BRIEF =
Exactly as written, write out the lines below from the first to the one containing "const rows = positions.map((p, i)", inclusive. Pictures do not belong in the copy.

** START PROVIDED MATERIAL **

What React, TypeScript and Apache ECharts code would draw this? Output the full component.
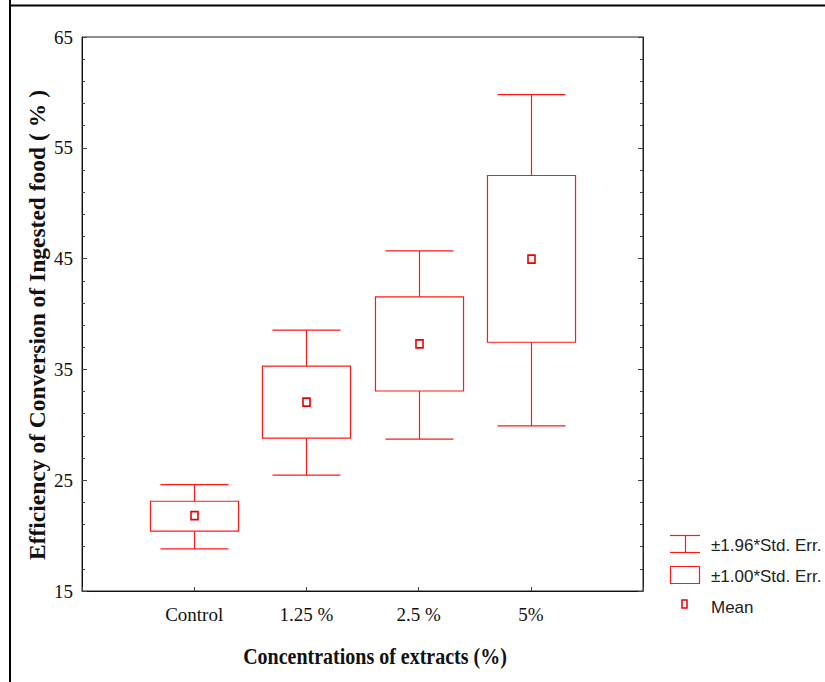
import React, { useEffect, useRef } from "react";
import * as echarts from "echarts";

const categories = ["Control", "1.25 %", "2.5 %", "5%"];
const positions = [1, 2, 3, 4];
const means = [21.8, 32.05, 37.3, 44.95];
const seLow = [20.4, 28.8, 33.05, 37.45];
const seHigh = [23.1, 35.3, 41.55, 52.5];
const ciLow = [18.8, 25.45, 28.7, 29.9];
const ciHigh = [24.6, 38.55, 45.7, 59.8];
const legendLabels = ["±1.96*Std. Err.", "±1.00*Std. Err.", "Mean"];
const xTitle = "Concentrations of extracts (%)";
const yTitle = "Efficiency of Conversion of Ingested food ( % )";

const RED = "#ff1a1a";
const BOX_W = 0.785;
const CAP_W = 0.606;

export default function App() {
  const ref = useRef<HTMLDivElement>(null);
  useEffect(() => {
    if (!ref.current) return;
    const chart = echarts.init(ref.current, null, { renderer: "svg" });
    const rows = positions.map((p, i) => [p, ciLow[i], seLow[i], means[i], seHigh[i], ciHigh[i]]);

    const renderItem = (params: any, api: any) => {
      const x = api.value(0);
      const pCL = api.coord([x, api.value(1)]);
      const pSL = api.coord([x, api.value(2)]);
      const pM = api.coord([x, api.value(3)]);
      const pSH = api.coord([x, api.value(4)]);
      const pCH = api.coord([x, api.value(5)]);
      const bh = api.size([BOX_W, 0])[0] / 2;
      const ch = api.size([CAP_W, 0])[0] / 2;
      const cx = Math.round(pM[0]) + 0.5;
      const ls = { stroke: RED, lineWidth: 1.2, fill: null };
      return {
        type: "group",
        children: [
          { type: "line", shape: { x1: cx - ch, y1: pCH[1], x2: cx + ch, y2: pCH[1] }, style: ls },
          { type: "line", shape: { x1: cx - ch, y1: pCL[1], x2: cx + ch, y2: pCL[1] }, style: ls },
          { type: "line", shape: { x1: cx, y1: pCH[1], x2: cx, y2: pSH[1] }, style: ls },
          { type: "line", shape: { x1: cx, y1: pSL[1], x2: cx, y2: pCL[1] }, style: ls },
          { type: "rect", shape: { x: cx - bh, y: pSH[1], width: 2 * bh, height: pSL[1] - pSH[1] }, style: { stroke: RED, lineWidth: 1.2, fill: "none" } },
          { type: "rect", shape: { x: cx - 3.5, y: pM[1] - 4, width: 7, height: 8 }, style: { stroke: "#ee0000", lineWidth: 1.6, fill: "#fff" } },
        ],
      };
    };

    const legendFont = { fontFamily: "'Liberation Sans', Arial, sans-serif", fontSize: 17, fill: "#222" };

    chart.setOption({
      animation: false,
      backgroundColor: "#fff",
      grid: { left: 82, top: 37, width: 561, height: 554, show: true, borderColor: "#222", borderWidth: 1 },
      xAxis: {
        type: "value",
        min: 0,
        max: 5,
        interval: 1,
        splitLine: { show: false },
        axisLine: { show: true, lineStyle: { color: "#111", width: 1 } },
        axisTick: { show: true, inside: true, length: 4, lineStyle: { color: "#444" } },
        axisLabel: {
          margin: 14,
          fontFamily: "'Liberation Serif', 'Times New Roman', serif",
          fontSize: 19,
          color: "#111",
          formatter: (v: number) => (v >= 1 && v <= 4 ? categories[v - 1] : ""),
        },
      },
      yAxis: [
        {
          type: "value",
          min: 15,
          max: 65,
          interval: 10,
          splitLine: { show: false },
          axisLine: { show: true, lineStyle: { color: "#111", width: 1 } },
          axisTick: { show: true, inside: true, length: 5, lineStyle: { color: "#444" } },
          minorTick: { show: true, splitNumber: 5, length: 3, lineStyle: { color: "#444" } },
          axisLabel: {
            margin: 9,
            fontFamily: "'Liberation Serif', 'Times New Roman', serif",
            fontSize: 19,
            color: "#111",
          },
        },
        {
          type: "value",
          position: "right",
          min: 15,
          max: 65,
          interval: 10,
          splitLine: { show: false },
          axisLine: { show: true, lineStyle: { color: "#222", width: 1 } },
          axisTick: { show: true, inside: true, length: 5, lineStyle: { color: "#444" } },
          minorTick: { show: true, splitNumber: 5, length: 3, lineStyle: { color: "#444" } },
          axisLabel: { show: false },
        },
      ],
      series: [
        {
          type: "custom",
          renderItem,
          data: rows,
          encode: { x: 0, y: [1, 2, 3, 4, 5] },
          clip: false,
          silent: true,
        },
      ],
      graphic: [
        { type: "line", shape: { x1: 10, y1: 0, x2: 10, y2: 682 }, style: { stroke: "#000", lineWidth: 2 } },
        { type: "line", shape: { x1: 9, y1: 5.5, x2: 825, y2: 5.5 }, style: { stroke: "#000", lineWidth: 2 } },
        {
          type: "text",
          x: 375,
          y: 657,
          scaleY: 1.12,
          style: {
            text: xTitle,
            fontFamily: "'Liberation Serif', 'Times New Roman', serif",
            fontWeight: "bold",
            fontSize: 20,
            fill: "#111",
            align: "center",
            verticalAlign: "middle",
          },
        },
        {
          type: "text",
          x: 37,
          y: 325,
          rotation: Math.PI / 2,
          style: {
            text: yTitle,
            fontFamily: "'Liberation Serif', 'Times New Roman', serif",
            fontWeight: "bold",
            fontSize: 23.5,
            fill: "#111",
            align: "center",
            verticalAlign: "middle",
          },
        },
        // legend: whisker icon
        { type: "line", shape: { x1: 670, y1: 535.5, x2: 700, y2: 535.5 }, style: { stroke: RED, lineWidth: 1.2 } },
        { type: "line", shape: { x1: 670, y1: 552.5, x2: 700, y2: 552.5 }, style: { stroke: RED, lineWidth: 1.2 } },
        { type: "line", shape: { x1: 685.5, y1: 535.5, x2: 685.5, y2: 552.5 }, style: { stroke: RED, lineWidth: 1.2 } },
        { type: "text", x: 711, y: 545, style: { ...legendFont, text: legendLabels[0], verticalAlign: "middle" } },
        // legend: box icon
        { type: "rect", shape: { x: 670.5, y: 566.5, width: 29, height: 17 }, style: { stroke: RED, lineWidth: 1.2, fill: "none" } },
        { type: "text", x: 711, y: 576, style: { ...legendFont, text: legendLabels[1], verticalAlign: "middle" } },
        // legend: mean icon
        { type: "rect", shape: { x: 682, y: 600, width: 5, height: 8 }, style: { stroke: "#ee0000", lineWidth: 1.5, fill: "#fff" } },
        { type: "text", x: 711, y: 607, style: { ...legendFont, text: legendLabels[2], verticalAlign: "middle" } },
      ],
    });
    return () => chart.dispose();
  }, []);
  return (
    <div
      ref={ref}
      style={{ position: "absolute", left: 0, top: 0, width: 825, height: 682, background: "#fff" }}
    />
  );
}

** END PROVIDED MATERIAL **

THE RESPONSE =
What React, TypeScript and Apache ECharts code would draw this? Output the full component.
import React, { useEffect, useRef } from "react";
import * as echarts from "echarts";

const categories = ["Control", "1.25 %", "2.5 %", "5%"];
const positions = [1, 2, 3, 4];
const means = [21.8, 32.05, 37.3, 44.95];
const seLow = [20.4, 28.8, 33.05, 37.45];
const seHigh = [23.1, 35.3, 41.55, 52.5];
const ciLow = [18.8, 25.45, 28.7, 29.9];
const ciHigh = [24.6, 38.55, 45.7, 59.8];
const legendLabels = ["±1.96*Std. Err.", "±1.00*Std. Err.", "Mean"];
const xTitle = "Concentrations of extracts (%)";
const yTitle = "Efficiency of Conversion of Ingested food ( % )";

const RED = "#ff1a1a";
const BOX_W = 0.785;
const CAP_W = 0.606;

export default function App() {
  const ref = useRef<HTMLDivElement>(null);
  useEffect(() => {
    if (!ref.current) return;
    const chart = echarts.init(ref.current, null, { renderer: "svg" });
    const rows = positions.map((p, i) => [p, ciLow[i], seLow[i], means[i], seHigh[i], ciHigh[i]]);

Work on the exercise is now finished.